The New Yorker summarized this argument: “In other words… people of color don’t exist unless whites say they do – and, even then, they exist only as they are seen by whites.”

A portrait of Senegalese women from the 50s by Senegalese photographer Seydou Keita (via origidij.blogspot.com)

Like the aforementioned MoMA exhibit, fashion shows that reference Africa can seem exploitative due to a lack of real connection to African culture or African people. The image of Africa on runways is almost entirely created by Western design teams that convey a shallow knowledge or appreciation for the communities they are referencing. To counter this, if designers want to utilize African culture in a responsible way, it must rethink the way it interacts with Africa itself.
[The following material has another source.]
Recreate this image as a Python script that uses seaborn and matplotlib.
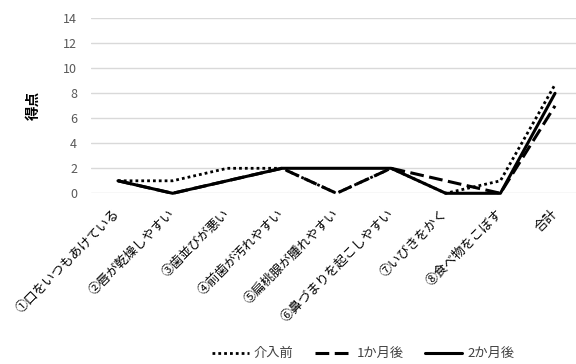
import numpy as np
import pandas as pd
import matplotlib
matplotlib.use('Agg')
import matplotlib.pyplot as plt
import seaborn as sns

# data
categories = ['①口をいつもあけている', '②唇が乾燥しやすい', '③歯並びが悪い',
              '④前歯が汚れやすい', '⑤扁桃腺が腫れやすい', '⑥鼻づまりを起こしやすい',
              '⑦いびきをかく', '⑧食べ物をこぼす', '合計']
before = [1, 1, 2, 2, 0, 2, 0, 1, 8.7]
month1 = [1, 0, 1, 2, 0, 2, 1, 0, 7]
month2 = [1, 0, 1, 2, 2, 2, 0, 0, 8]
series_names = ['介入前', '1か月後', '2か月後']
yticks = [0, 2, 4, 6, 8, 10, 12, 14]

sns.set_theme(style='white')
plt.rcParams['font.family'] = ['Noto Sans CJK JP', 'DejaVu Sans']

fig = plt.figure(figsize=(5.76, 3.64), dpi=100)
ax = fig.add_axes([91 / 576, 1 - 193.3 / 364, 1 - 91 / 576, 175 / 364])

x = np.arange(len(categories))
styles = [
    dict(linestyle=(0, (1, 1.1)), linewidth=2.0),
    dict(linestyle=(0, (4.5, 1.8)), linewidth=2.2),
    dict(linestyle='-', linewidth=2.2),
]
for name, vals, st in zip(series_names, [before, month1, month2], styles):
    sns.lineplot(x=x, y=vals, ax=ax, color='black', label=name,
                 clip_on=False, zorder=3, **st)

ax.set_ylim(0, 14)
ax.set_xlim(-0.494, 8.384)
ax.set_yticks(yticks)
ax.yaxis.grid(True, color='#d9d9d9', linewidth=1.0)
ax.xaxis.grid(False)
for s in ax.spines.values():
    s.set_visible(False)
ax.tick_params(axis='y', length=0, pad=10, labelsize=9, labelcolor='#595959')
ax.tick_params(axis='x', length=0, pad=13)

ax.set_xticks(x)
ax.set_xticklabels(categories, rotation=45, ha='right', va='center',
                   rotation_mode='anchor', fontsize=9.2, color='black')

ax.set_ylabel('得点', fontsize=10.5, fontweight='bold', color='black', labelpad=16)
ax.set_xlabel('')

ax.get_legend().remove()
handles, labels = ax.get_legend_handles_labels()
fig.legend(handles, labels, loc='lower center', bbox_to_anchor=(363 / 576, -0.022),
           ncol=3, frameon=False, fontsize=9.5, handlelength=2.8,
           columnspacing=1.6, handletextpad=0.4, labelcolor='#404040')

fig.savefig('out.png', dpi=100)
One way Western designers could convey a deeper appreciation for Africa is by offering adequate historical or cultural context of their designs when they reference aspects of African culture. If Louis Vuitton offered more background information on Masai prints for his S/S 12 show, for example, viewers would have a better idea of what Masai prints signify and how they became so prominent among Masai tribes. The information could be placed in a pamphlet that accompanies the show’s gift bags or sits on each seat in the audience. This, to me, would ameliorate the feeling that the label was exploiting African culture and give the sense that the label was celebrating it.
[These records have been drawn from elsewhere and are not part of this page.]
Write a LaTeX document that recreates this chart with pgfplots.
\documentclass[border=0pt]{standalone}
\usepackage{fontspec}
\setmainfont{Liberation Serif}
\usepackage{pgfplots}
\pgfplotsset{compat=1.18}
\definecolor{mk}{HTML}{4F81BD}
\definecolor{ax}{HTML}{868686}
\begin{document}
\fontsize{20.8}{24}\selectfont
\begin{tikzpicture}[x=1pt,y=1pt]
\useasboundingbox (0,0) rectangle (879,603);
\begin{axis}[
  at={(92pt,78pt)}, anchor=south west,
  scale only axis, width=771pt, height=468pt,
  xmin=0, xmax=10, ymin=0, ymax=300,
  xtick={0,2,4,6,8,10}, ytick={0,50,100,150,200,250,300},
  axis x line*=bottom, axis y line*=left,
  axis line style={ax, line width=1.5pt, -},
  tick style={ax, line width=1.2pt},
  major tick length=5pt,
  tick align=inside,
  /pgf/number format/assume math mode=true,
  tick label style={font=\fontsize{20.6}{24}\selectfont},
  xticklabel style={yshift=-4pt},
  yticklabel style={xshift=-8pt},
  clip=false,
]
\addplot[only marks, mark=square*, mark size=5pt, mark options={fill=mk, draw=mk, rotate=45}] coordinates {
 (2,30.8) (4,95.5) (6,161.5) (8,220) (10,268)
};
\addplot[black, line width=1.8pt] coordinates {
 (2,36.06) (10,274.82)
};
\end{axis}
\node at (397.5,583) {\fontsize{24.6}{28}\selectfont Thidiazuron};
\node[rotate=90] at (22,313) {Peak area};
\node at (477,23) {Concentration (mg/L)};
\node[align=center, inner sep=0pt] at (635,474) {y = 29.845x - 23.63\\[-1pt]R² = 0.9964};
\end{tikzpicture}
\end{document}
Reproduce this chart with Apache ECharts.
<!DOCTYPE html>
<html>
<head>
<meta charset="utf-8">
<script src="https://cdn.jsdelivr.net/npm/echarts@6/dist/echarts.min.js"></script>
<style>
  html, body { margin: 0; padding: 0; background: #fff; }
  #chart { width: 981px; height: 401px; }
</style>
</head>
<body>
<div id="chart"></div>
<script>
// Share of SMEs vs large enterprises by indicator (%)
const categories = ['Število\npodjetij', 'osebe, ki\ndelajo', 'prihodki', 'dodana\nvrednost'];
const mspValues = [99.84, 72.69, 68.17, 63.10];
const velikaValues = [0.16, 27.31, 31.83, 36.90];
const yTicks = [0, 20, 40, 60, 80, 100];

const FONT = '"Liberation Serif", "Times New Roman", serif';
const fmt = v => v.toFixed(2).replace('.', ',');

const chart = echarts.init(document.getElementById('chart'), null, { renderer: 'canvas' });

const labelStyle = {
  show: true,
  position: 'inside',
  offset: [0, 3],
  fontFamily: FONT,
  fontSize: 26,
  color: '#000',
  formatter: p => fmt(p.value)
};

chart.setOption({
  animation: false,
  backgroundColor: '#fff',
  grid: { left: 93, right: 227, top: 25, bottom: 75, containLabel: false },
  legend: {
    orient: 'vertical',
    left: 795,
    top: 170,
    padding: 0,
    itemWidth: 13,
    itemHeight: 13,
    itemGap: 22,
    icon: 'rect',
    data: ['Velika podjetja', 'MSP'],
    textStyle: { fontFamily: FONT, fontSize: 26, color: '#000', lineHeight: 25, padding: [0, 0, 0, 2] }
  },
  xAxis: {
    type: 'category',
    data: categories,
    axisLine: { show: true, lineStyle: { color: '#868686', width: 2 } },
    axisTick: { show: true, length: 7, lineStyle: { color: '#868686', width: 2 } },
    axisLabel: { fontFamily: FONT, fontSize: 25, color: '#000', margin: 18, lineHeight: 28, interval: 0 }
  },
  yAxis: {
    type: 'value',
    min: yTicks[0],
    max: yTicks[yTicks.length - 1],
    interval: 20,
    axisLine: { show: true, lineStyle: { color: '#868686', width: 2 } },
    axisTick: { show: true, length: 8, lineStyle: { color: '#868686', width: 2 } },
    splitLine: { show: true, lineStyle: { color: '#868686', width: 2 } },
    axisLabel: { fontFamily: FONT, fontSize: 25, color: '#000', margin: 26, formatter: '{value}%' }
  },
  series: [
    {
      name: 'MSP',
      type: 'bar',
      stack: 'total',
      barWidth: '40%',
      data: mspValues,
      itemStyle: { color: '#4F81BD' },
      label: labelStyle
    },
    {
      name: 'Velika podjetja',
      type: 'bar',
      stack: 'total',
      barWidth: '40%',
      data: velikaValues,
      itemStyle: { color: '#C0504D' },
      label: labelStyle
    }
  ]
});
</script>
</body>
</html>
Another way fashion could start projecting a more respectful perception of Africa is by incorporating African textiles into their designs. Today, most African-print textiles are manufactured in Europe or Asia – they’re African-inspired, not African. As writer Maya Lau suggests in a Huffington Post piece entitled Senegal’s Accidental Hipsters, the African textile industry is largely foundering in countries like Senegal. Investment in textiles from these countries would 1) feed into the local economy 2) maintain traditional, or at least local, ways of producing textiles, and 3) cultivate a more human relationship between Western fashion and Africa. If Western designers continue to use African prints, sourcing fabric from Africa would give both Westerners and Africans monetary benefits (it would be cheap for Western brands to manufacture in Africa and it would power the African economy) as well as social benefits (it would begin a symbiotic relationship between the West and Africa).